Appellant protests that historically those who have served as general counsel for Indian tribes (and appellee in particular) have not demonstrated that unselfish dedication to the public interest which should qualify them for immunity from suit as public officers. As we have noted, however, the rule of privilege is not founded on the need of the individual officer, but on the public need for the performance of public duties untroubled by the fear that some jury might find performance to have been maliciously inspired.

That a tribe finds it necessary to look beyond its own membership for capable legal officers, and to contract for their services, should certainly not deprive it of the advantages of the rule of privilege otherwise available to it.

4. Whether an Arizona state court would or should honor privilege bestowed by a foreign sovereign in a suit brought by an Arizona citizen

Appellant, with substantia scholarly support, attacks the rule of absolute executive privilege as unjust and outmoded and urges against its extension into areas not yet expressly committed to it.

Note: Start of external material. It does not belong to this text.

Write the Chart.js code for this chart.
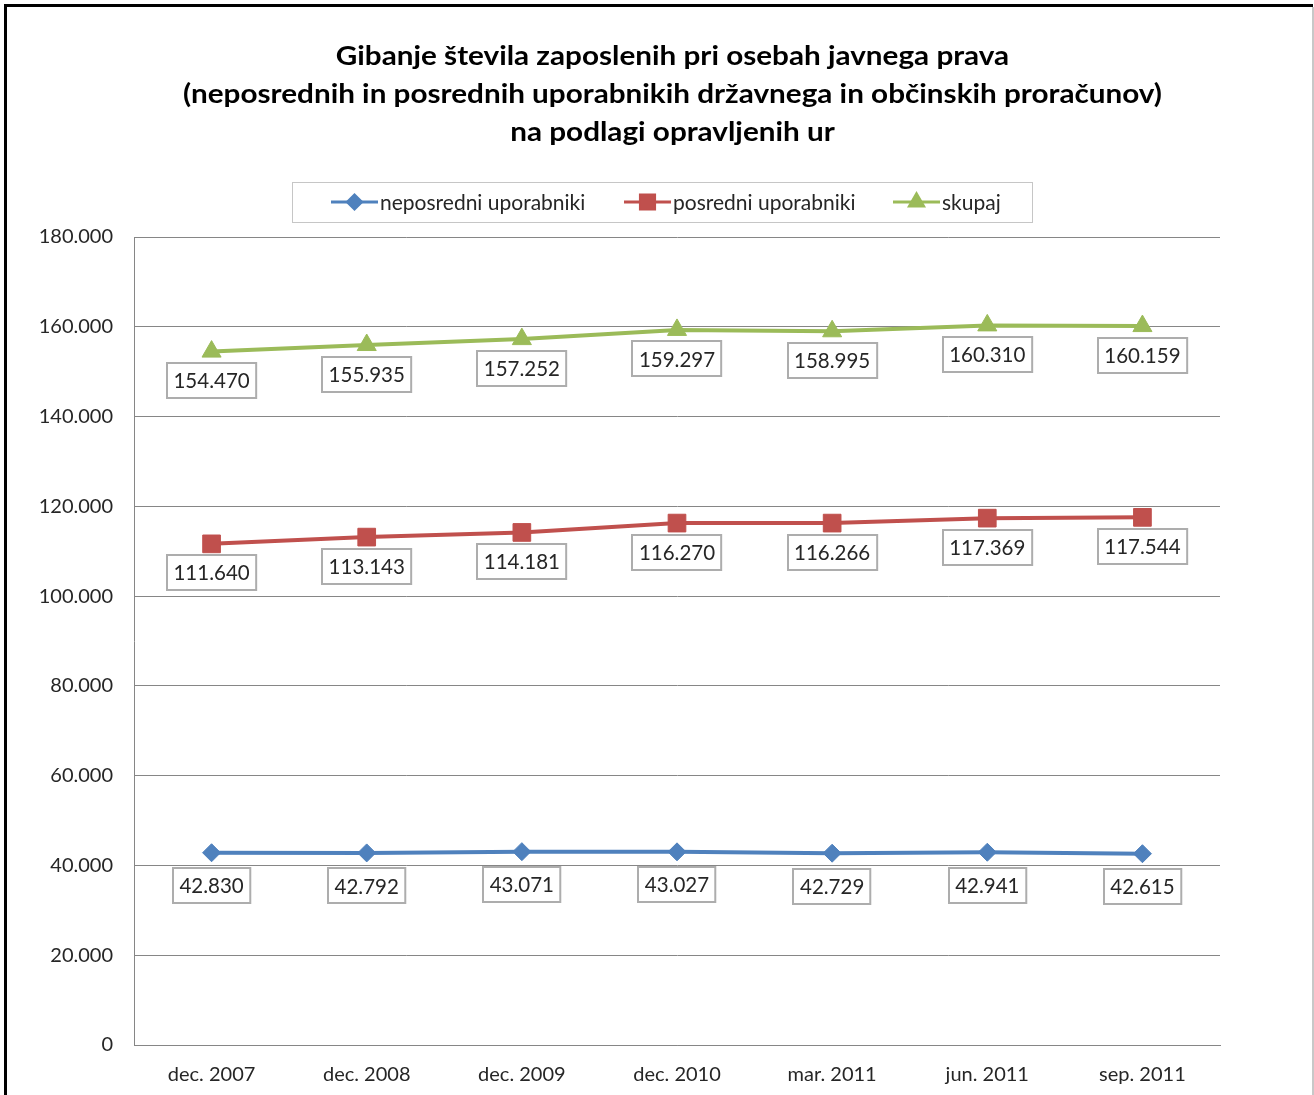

The rule may indeed be subject to criticism but we find it somewhat inconsistent for one jurisdiction to cherish the rule for itself while denying its benefits to a sovereign which does not possess the economic power to provide a just alternative.

The question really addresses itself not to the merits of the rule, but to the extent to which Arizona state courts would accord comity to an Indian tribe geographically located within the state boundaries. As we have already stated, we are unable to say that the District Court erred in its prediction in this respect.

Judgment affirmed. 
      
      . See 3 K. Davis, Administrative Law Treatise, § 26.04, page 528 (1958); Becht, The Absolute Privilege of the Executive in Defamation, 15 Vand.L. Rev. 1127 (1962); Handler & Klein, The Defense of Privilege in Defamation Suits Against Government Executive Officials, 74 Harv.L.Rev. 44 (1960); Gray, Private Wrongs of Public Servants, 47 Calif.L.Rev. 303 (1959).
     
      
      . The author of this opinion has voiced objection to extension of the rule in his concurring opinion in S & S Logging Co. v. Barker, 366 F.2d 617, 626 (9th Cir. 1966).